Uniqueness of induced covariant derivatives of tensor fields

Question

I'm working on proving Lemma 4.6 in John Lee's "Riemannian Manifolds":

Lemma. Let $\nabla$ be a linear connection on a Riemannian manifold $M$. There is a unique connection in each tensor bundle $T_l^kM$, also denoted $\nabla$, such that the following conditions are satisfied:

1. On $TM$, $\nabla$ agrees with the given connection.
2. On $T^0M$, $\nabla$ is given by ordinary differentiation of functions: $$\nabla_X f = Xf.$$
3. $\nabla$ obeys the following product rule with respect to tensor products: $$\nabla_X(F \otimes G) = (\nabla_X F)\otimes G + F \otimes (\nabla_X G).$$
4. $\nabla$ commutes with all contractions: if "$\mathrm{tr}$" denotes the trace of any pair of indices, $$\nabla_X(\mathrm{tr}Y) = \mathrm{tr}(\nabla_X Y).$$
5. $\nabla$ obeys the following product rule with respect to the natural pairing between a covector field $\omega$ and a vector field $Y$: $$\nabla_X\langle \omega, Y\rangle = \langle \nabla_X \omega, Y \rangle + \langle \omega, \nabla_X Y \rangle.$$
6. For any $F \in \mathcal T_l^k(M)$, where $\mathcal T_l^k(M)$ is the space of smooth $(k,l)$-tensor fields on $M$, and for any vector fields $Y_i$ and 1-forms $\omega^j$, \begin{align} (\nabla_X F)(\omega^1, \ldots, \omega^l, Y_1, \ldots, Y_k) = &X(F(\omega^1, \ldots, \omega^l, Y_1, \ldots, Y_k)) \\ &- \sum_{j=1}^l F(\omega^1, \ldots, \nabla_X \omega^j, \ldots, \omega^l, Y_1, \ldots, Y_k) \\ &- \sum_{i=1}^k F(\omega^1, \ldots, \omega^l, Y_1, \ldots, \nabla_X Y_i, \ldots, Y_k). \end{align}

Lee suggests using 1-4 to prove 5 and 6 (and thus to prove uniqueness), and prove existence using 5 and 6 (ie using 5 and 6 to prove 1-4). The one part of this I'm having trouble with is proving 5 from 1-4 (I can prove 2-4 from 6 and 1 (note 5 follows from 6 also), and 6 follows from 3). Certainly 5 bears resemblance to 3, but 3 involves explicit tensor products, and 5 does not; besides, $\langle \omega, Y \rangle \in C^\infty(M) = \mathcal T^0(M)$, which seems to suggest 2 should be used, but again, the exact computation is lost on me. Any insights?

Answer 1

The discussion above has hinted pretty much. Let me thus summarise them down here as a solution.

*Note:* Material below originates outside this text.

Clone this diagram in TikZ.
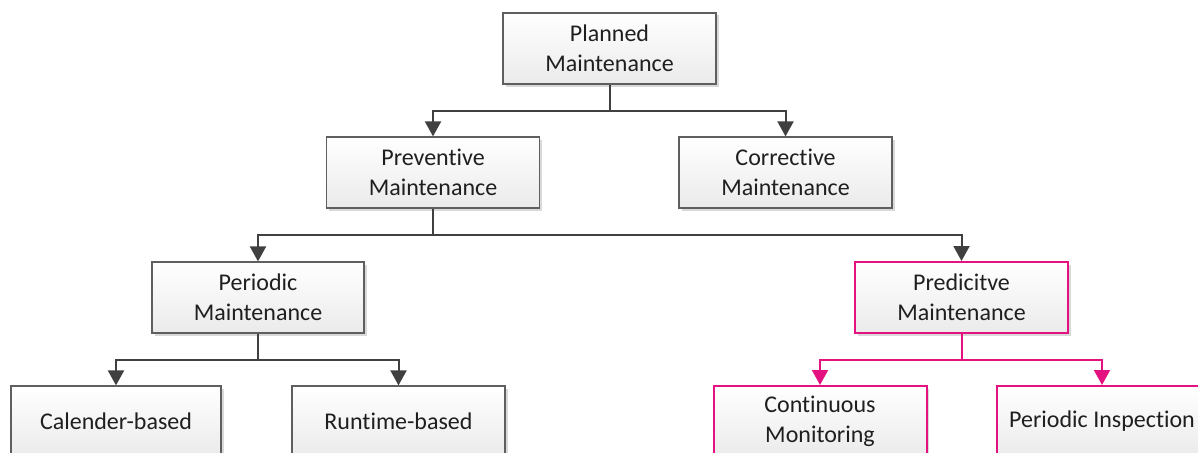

Let $(E_i)$ be a local frame and $(\varphi^i)$ be the dual coframe. First we note that given any 1-form $\eta=\eta_j\varphi^j$ (Einstein summation convention) and any vector field $Z=Z^iE_i$, we have \begin{equation} \eta\otimes Z=\eta_jZ^i\varphi^j\otimes E_i \end{equation} i.e., the coefficients of $\eta\otimes Z$ are $\eta_jZ^i$. Thus, by taking contraction, we have \begin{equation} \text{tr}(\eta\otimes Z)=\eta_mZ^m \end{equation} but the R.H.S. is just $\eta(Z)$. Therefore \begin{equation} \text{tr}(\eta\otimes Z)=\left\langle\eta,Z\right\rangle \end{equation} Now we can use 3 and 4, together with linearity of tr, to show 5 as follow: \begin{align} \nabla_X\left\langle\omega,Y\right\rangle&=\nabla_X(\text{tr}(\omega\otimes Y)) \\ &=\text{tr}(\nabla_X(\omega\otimes Y))\qquad\qquad\qquad\qquad\mbox{(By 4)} \\ &=\text{tr}((\nabla_X\omega)\otimes Y+\omega\otimes(\nabla_XY))\qquad\quad\mbox{(By 3)} \\ &=\text{tr}((\nabla_X\omega)\otimes Y)+\text{tr}(\omega\otimes(\nabla_XY))\qquad\mbox{(Linearity of tr)} \\ &=\left\langle\nabla_X\omega,Y\right\rangle+\left\langle\omega,\nabla_XY\right\rangle\qquad\mbox{($\nabla_X\omega$ is a 1-form while $\nabla_XY$ is a vector field)} \end{align} This completes the proof (of 5).